= Juan José Aguirre =

Spanish Catholic bishop (born 1954)

Juan José Aguirre Muñoz (born 5 June 1954) is a Spanish Catholic bishop. A member of the Comboni Missionaries of the Heart of Jesus, he has served as bishop of the Roman Catholic Diocese of Bangassou in the Central African Republic since 21 December 2000.

==Biography==
Aguirre grew up in a family of nine siblings, including younger brother Jesús Aguirre, a former Senator and President of the Parliament of Andalusia. On 21 April 1970, he returned home and opened his Bible on Mark 10, which inspired him to be a missionary.
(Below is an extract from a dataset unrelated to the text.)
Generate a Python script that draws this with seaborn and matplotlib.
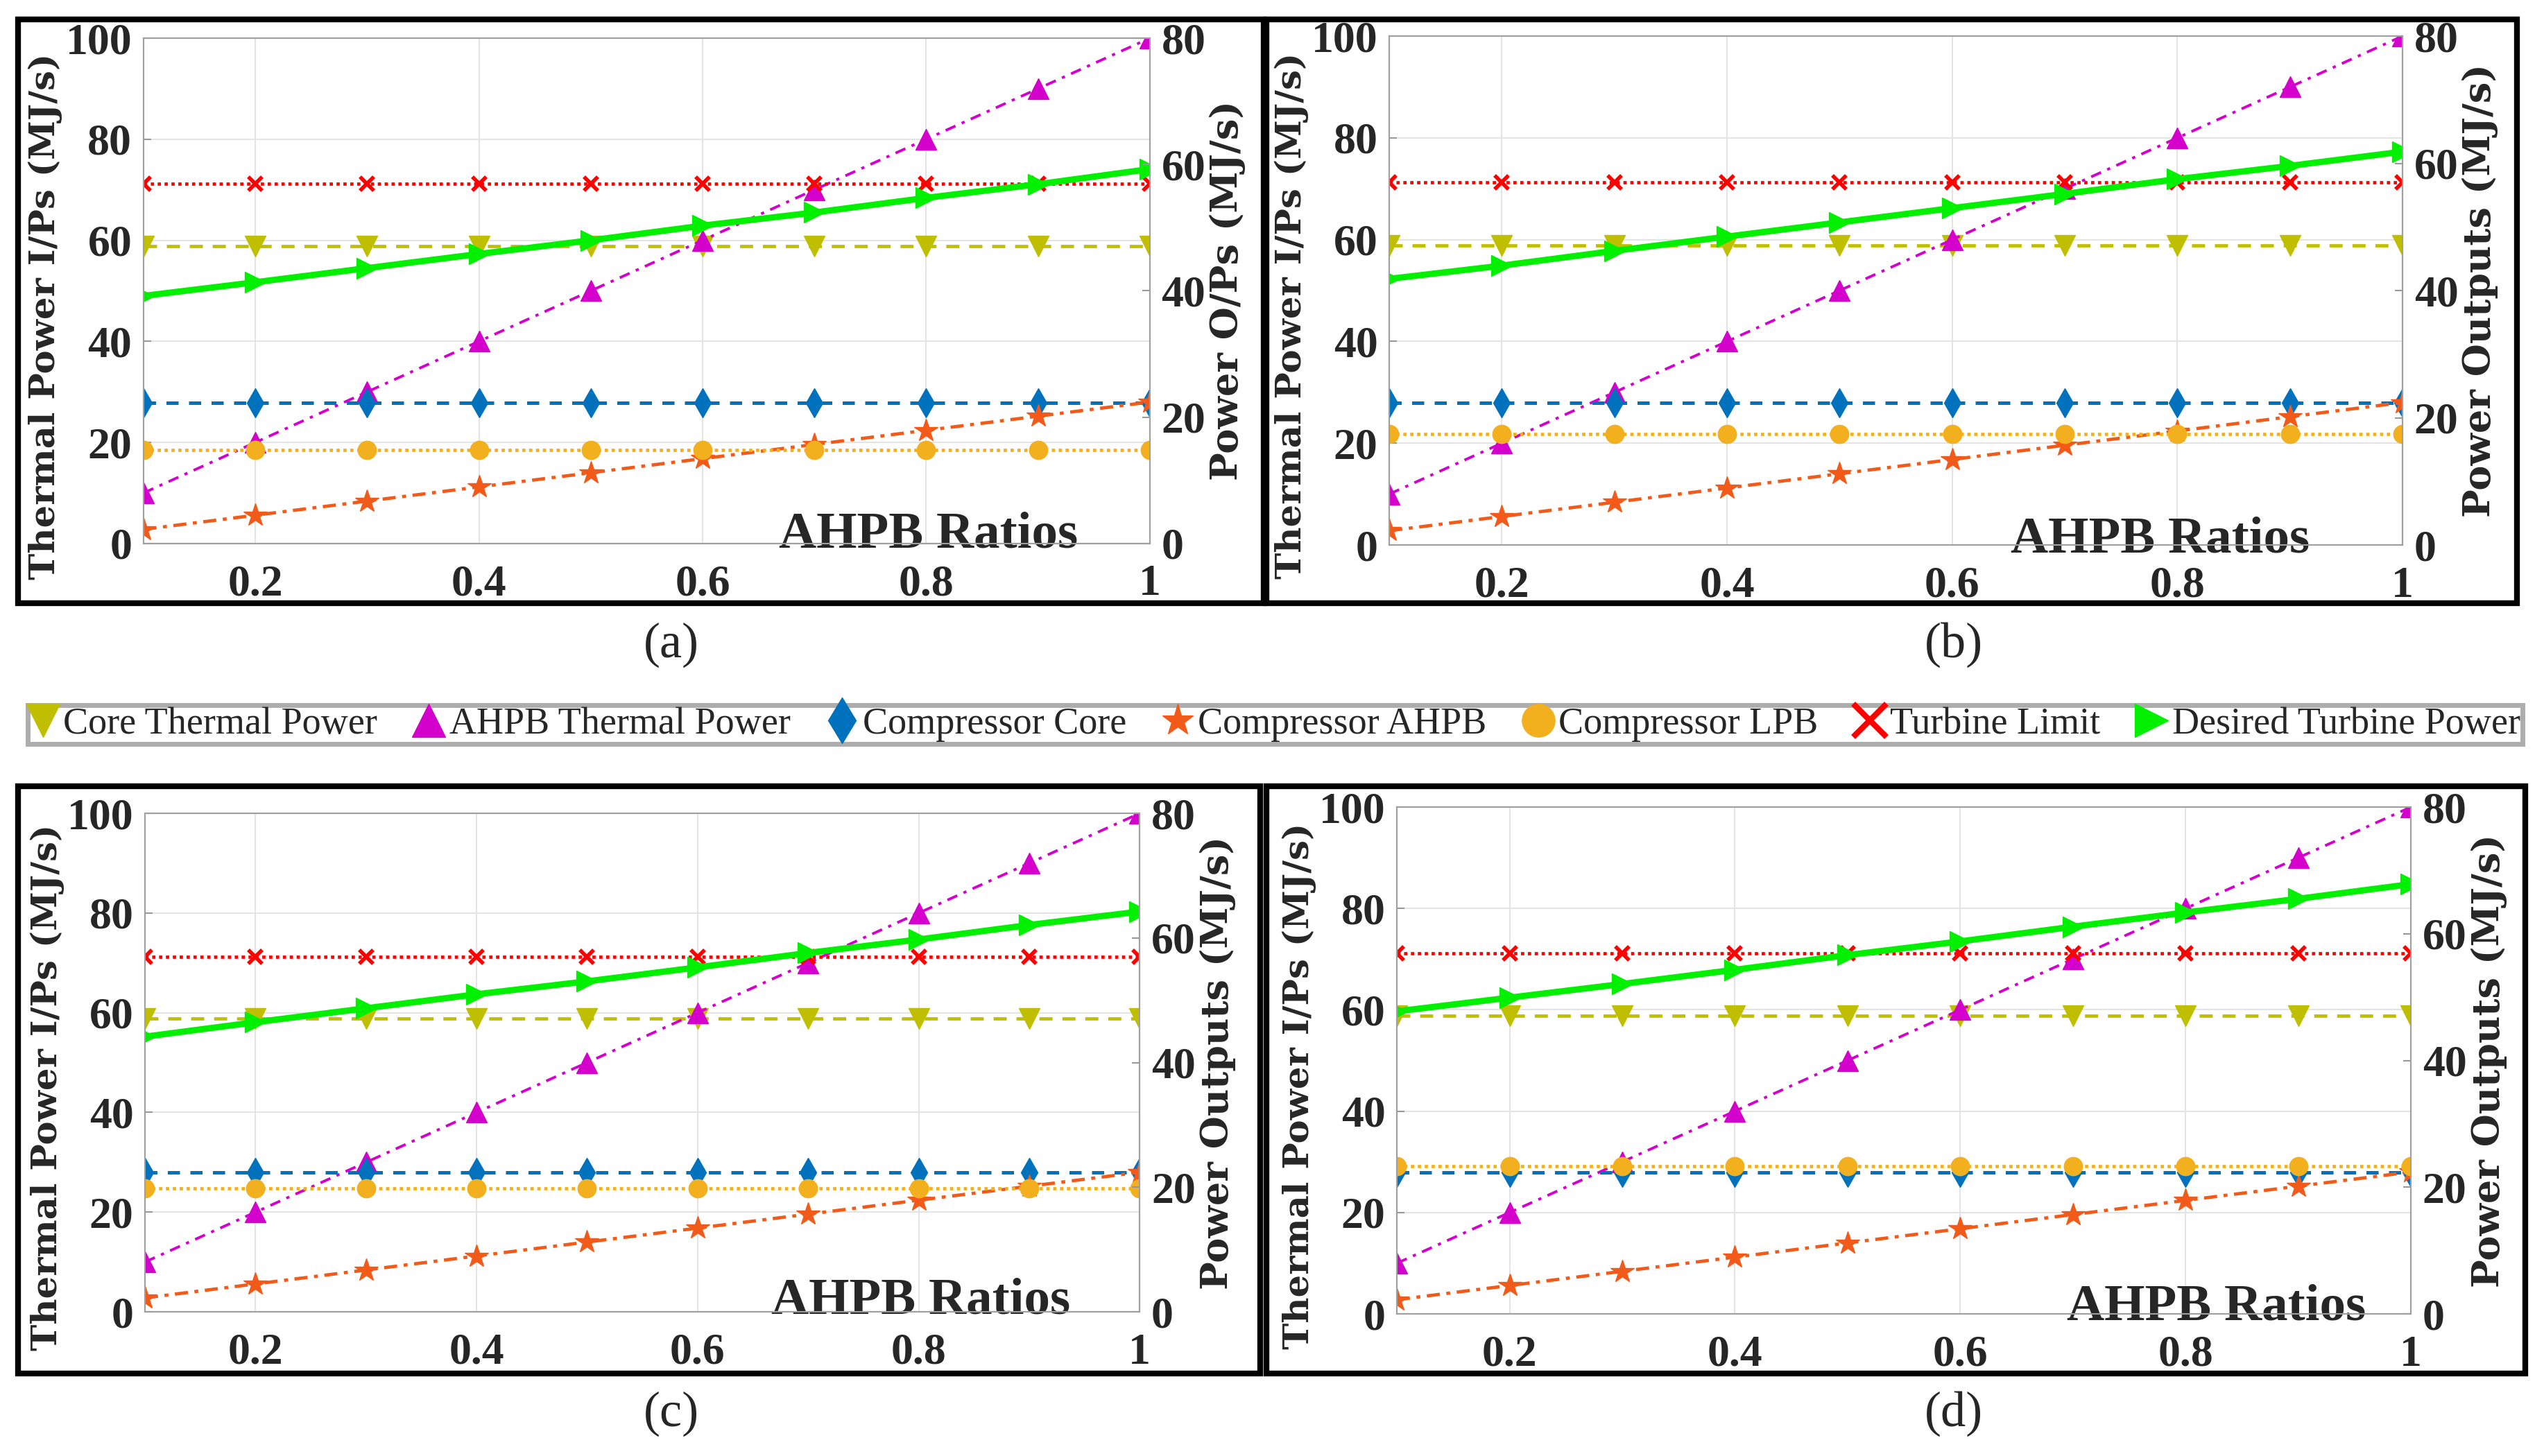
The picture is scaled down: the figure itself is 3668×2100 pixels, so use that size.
import matplotlib
matplotlib.use("Agg")
import matplotlib.pyplot as plt
import seaborn as sns
from matplotlib.lines import Line2D
from matplotlib.patches import Rectangle

# AHPB ratio on the x axis
ratios = [0.1, 0.2, 0.3, 0.4, 0.5, 0.6, 0.7, 0.8, 0.9, 1.0]

# series shared by all four panels (MJ/s, left scale)
core_thermal = [58.8, 58.8, 58.8, 58.8, 58.8, 58.8, 58.8, 58.8, 58.8, 58.8]
ahpb_thermal = [10, 20, 30, 40, 50, 60, 70, 80, 90, 100]
comp_core = [27.9, 27.9, 27.9, 27.9, 27.9, 27.9, 27.9, 27.9, 27.9, 27.9]
comp_ahpb = [2.8, 5.6, 8.4, 11.2, 14.0, 16.8, 19.6, 22.4, 25.2, 28.0]
turbine_limit = [71.2, 71.2, 71.2, 71.2, 71.2, 71.2, 71.2, 71.2, 71.2, 71.2]

# compressor LPB per panel
lpb_a = [18.5, 18.5, 18.5, 18.5, 18.5, 18.5, 18.5, 18.5, 18.5, 18.5]
lpb_b = [21.8, 21.8, 21.8, 21.8, 21.8, 21.8, 21.8, 21.8, 21.8, 21.8]
lpb_c = [24.8, 24.8, 24.8, 24.8, 24.8, 24.8, 24.8, 24.8, 24.8, 24.8]
lpb_d = [29.2, 29.2, 29.2, 29.2, 29.2, 29.2, 29.2, 29.2, 29.2, 29.2]

# desired turbine power per panel
desired_a = [49.0, 51.7, 54.5, 57.3, 60.0, 62.9, 65.5, 68.4, 71.1, 74.1]
desired_b = [52.3, 54.9, 57.8, 60.6, 63.4, 66.2, 69.0, 71.9, 74.5, 77.3]
desired_c = [55.2, 58.1, 60.9, 63.7, 66.3, 69.1, 72.0, 74.7, 77.6, 80.3]
desired_d = [59.7, 62.4, 65.1, 67.9, 70.8, 73.5, 76.4, 79.2, 81.9, 84.8]

labels = ['Core Thermal Power', 'AHPB Thermal Power', 'Compressor Core',
          'Compressor AHPB', 'Compressor LPB', 'Turbine Limit', 'Desired Turbine Power']
colors = ['#BFBF00', '#D400CC', '#0072BD', '#F25A1A', '#F2B01E', '#FF0000', '#00F000']
markers = ['v', '^', 'd', '*', 'o', 'x', '>']
lstyles = [(0, (4, 3)), (0, (4, 2.5, 1.2, 2.5)), (0, (3.5, 3)), (0, (4, 2, 1.2, 2)),
           (0, (1, 1.1)), (0, (1, 1.1)), '-']
lwidths = [3.4, 2.8, 3.6, 3.4, 3.4, 3.4, 6.5]
msizes = [21, 21, 21, 25, 19, 15, 21]

sns.set_style('white')
plt.rcParams['font.family'] = ['Liberation Serif', 'DejaVu Serif']

fig = plt.figure(figsize=(36.68, 21.0), dpi=100)

panels = [
    ('(a)', lpb_a, desired_a, 'Power O/Ps (MJ/s)', [0.0564, 0.6267, 0.3956, 0.3471], 0.78, -0.008,
     (0.264, 0.557), [0.0071, 0.5857, 0.4896, 0.401], 0.45),
    ('(b)', lpb_b, desired_b, 'Power Outputs (MJ/s)', [0.5461, 0.6257, 0.3983, 0.3495], 0.761, -0.014,
     (0.768, 0.557), [0.4978, 0.5857, 0.4916, 0.401], 0.45),
    ('(c)', lpb_c, desired_c, 'Power Outputs (MJ/s)', [0.0570, 0.0990, 0.3910, 0.3424], 0.78, -0.004,
     (0.264, 0.029), [0.0071, 0.0567, 0.4882, 0.4033], 0.45),
    ('(d)', lpb_d, desired_d, 'Power Outputs (MJ/s)', [0.5491, 0.0976, 0.3986, 0.3481], 0.808, -0.012,
     (0.768, 0.029), [0.4978, 0.0567, 0.4948, 0.4033], 0.45),
]

for tag, lpb, desired, right_label, rect, xl_x, xl_y, cap_pos, frame, ylab_y in panels:
    ax = fig.add_axes(rect)
    series = [core_thermal, ahpb_thermal, comp_core, comp_ahpb, lpb, turbine_limit, desired]
    for vals, c, m, ls, lw, ms in zip(series, colors, markers, lstyles, lwidths, msizes):
        sns.lineplot(x=ratios, y=vals, ax=ax, color=c, marker=m, linestyle=ls, linewidth=lw,
                     markersize=ms, markerfacecolor=c, markeredgecolor=c,
                     markeredgewidth=4 if m == 'x' else 1)
    ax.set_xlim(0.1, 1.0)
    ax.set_ylim(0, 100)
    ax.set_xticks([0.2, 0.4, 0.6, 0.8, 1.0])
    ax.set_xticklabels(['0.2', '0.4', '0.6', '0.8', '1'])
    ax.set_yticks([0, 20, 40, 60, 80, 100])
    ax.grid(True, color='#e4e4e4', linewidth=1.5)
    ax.set_axisbelow(True)
    ax.tick_params(axis='x', direction='in', length=8, width=1.5, color='#999999',
                   labelsize=46, pad=22)
    ax.tick_params(axis='y', direction='in', length=8, width=1.5, color='#999999',
                   labelsize=46, pad=12)
    for lab in ax.get_xticklabels() + ax.get_yticklabels():
        lab.set_fontweight('bold')
    ax.set_xlabel('')
    ax.set_ylabel('Thermal Power I/Ps (MJ/s)', family='DejaVu Serif', fontweight='bold',
                  fontsize=37, labelpad=3)
    ax.yaxis.label.set_y(ylab_y)
    ax.text(xl_x, xl_y, 'AHPB Ratios', transform=ax.transAxes, ha='center', va='baseline',
            fontsize=54, fontweight='bold')

    ax2 = ax.twinx()
    ax2.set_ylim(0, 80)
    ax2.set_yticks([0, 20, 40, 60, 80])
    ax2.tick_params(axis='y', direction='in', length=8, width=1.5, color='#999999',
                    labelsize=46, pad=12)
    for lab in ax2.get_yticklabels():
        lab.set_fontweight('bold')
    ax2.set_ylabel(right_label, family='DejaVu Serif', fontweight='bold', fontsize=39,
                   labelpad=4)
    for a in (ax, ax2):
        for sp in a.spines.values():
            sp.set_color('#a0a0a0')
            sp.set_linewidth(1.5)

    fig.text(cap_pos[0], cap_pos[1], tag, ha='center', va='center', fontsize=52)
    fig.add_artist(Rectangle((frame[0], frame[1]), frame[2], frame[3], transform=fig.transFigure,
                             fill=False, edgecolor='black', linewidth=6))

handles = [Line2D([], [], color=c, marker=m, linestyle='none', markersize=34,
                  markerfacecolor=c, markeredgecolor=c, markeredgewidth=6 if m == 'x' else 1)
           for c, m in zip(colors, markers)]
leg = fig.legend(handles, labels, loc='lower left', bbox_to_anchor=(0.0109, 0.489, 0.9806, 0.026),
                 mode='expand', ncol=7, frameon=True, fancybox=False, fontsize=39,
                 borderaxespad=0, handlelength=0.7, handletextpad=0.2, columnspacing=0.2,
                 borderpad=0.05)
leg.get_frame().set_edgecolor('#999999')
leg.get_frame().set_linewidth(5)

fig.savefig('out.png', dpi=100)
Having nearly signed up for the first medical courses at the University of Córdoba, he instead joined the Comboni Missionaries and studied theology, philosophy and anthropology for nine years before being ordained a priest on 13 September 1980.

In 2014, Aguirre released the book Solo soy la voz de mi pueblo ("I Am Only the Voice of My People"), chronicling his 30 years as a missionary in Africa. In November 2015, he met with Pope Francis on the pontiff's visit during the Central African Republic Civil War.

In 2017, Aguirre said that his diocese was sheltering 2,000 Muslim refugees who were fleeing anti-balaka militias in the civil war.